Instructions for the task
Return precisely the span of lines from the top of the material below to the line containing "from matplotlib.ticker import", both included. Pictures are excluded.

Provided material
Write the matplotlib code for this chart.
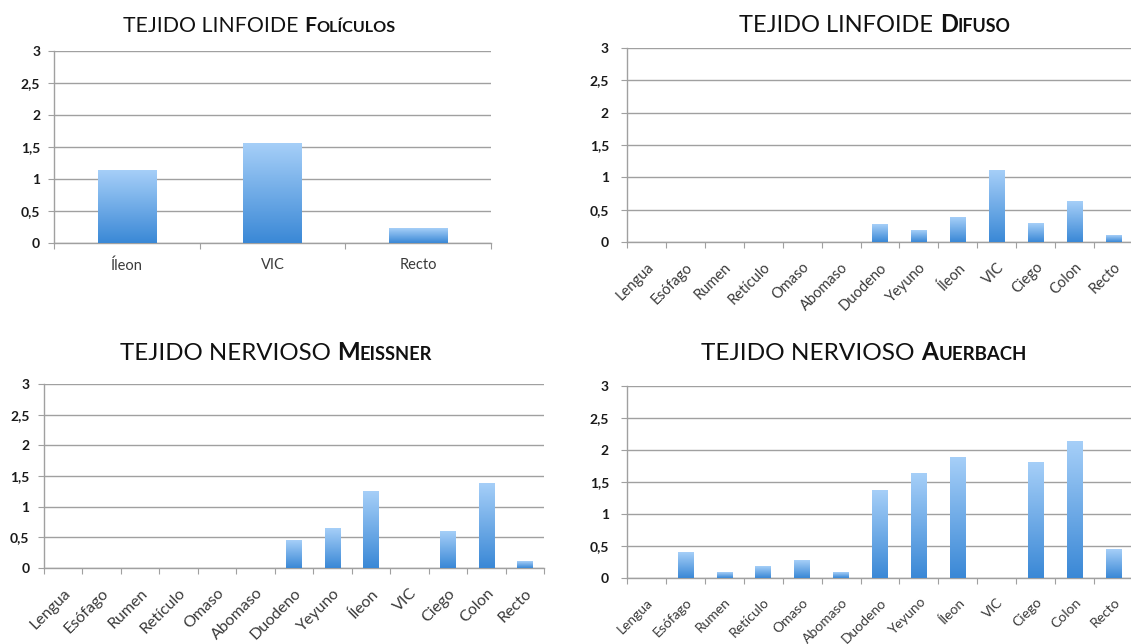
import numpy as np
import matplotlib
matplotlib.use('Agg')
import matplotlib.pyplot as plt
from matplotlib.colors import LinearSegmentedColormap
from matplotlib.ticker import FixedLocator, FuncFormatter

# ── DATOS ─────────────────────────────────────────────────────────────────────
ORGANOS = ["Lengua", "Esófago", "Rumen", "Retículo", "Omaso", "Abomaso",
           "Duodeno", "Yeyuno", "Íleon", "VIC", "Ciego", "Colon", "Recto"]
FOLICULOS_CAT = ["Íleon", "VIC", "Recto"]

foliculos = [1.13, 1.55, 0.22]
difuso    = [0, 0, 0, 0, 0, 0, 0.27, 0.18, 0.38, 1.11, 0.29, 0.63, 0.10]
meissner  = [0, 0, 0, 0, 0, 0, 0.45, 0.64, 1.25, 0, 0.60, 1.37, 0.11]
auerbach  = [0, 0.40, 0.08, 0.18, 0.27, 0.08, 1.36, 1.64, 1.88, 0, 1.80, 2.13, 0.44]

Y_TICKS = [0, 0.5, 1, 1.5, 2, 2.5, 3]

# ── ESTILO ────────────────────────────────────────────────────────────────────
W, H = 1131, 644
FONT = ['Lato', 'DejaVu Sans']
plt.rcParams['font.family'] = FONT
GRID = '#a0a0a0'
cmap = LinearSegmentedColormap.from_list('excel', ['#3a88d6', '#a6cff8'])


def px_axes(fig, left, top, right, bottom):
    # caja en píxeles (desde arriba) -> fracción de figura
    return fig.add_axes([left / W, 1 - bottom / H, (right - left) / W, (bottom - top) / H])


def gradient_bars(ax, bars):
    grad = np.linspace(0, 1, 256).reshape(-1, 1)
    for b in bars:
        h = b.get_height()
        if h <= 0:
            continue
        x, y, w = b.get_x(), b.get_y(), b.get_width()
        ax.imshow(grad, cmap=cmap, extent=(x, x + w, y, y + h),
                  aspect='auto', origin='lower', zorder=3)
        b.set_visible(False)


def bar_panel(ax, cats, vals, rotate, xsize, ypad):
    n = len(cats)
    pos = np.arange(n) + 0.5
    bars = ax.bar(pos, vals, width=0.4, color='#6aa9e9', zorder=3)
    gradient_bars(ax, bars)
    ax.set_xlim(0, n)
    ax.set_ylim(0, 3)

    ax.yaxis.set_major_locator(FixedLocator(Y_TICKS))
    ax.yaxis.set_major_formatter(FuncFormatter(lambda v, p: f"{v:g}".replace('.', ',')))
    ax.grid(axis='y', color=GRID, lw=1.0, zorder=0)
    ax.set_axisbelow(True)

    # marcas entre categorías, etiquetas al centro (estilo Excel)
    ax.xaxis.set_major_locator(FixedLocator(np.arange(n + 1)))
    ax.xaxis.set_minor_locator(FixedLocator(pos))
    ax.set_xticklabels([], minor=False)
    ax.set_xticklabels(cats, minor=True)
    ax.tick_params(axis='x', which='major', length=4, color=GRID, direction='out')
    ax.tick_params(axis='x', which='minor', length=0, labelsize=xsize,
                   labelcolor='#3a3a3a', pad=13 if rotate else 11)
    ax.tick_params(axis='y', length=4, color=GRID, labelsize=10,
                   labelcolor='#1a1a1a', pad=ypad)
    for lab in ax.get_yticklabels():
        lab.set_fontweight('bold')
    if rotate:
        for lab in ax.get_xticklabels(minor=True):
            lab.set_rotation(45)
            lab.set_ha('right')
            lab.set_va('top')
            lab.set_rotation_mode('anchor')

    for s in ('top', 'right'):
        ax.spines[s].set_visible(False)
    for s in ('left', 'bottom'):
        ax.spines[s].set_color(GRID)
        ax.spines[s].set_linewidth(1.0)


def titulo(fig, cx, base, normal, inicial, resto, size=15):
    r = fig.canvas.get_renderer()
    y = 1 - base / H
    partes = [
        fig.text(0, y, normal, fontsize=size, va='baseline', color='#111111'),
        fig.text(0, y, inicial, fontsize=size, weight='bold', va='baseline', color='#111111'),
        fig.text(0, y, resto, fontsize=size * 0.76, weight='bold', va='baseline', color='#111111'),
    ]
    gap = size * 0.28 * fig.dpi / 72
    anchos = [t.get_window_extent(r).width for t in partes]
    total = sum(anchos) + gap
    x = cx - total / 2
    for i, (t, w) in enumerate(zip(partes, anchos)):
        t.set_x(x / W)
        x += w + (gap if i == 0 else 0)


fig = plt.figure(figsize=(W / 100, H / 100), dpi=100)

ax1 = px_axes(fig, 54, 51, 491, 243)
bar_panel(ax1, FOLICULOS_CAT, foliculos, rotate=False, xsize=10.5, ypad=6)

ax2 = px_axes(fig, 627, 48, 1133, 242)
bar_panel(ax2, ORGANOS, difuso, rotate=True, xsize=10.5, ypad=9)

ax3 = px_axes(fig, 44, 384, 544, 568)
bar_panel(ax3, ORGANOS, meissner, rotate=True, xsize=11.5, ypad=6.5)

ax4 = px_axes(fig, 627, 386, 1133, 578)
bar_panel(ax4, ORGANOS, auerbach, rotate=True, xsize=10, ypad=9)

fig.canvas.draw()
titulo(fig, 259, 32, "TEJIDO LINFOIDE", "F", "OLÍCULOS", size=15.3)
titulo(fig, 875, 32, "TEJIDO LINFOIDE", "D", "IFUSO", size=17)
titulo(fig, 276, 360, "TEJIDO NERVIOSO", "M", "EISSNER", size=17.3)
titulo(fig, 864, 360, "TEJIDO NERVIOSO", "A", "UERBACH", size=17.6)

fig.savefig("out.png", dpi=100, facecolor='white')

Answer to the task
Write the matplotlib code for this chart.
import numpy as np
import matplotlib
matplotlib.use('Agg')
import matplotlib.pyplot as plt
from matplotlib.colors import LinearSegmentedColormap
from matplotlib.ticker import FixedLocator, FuncFormatter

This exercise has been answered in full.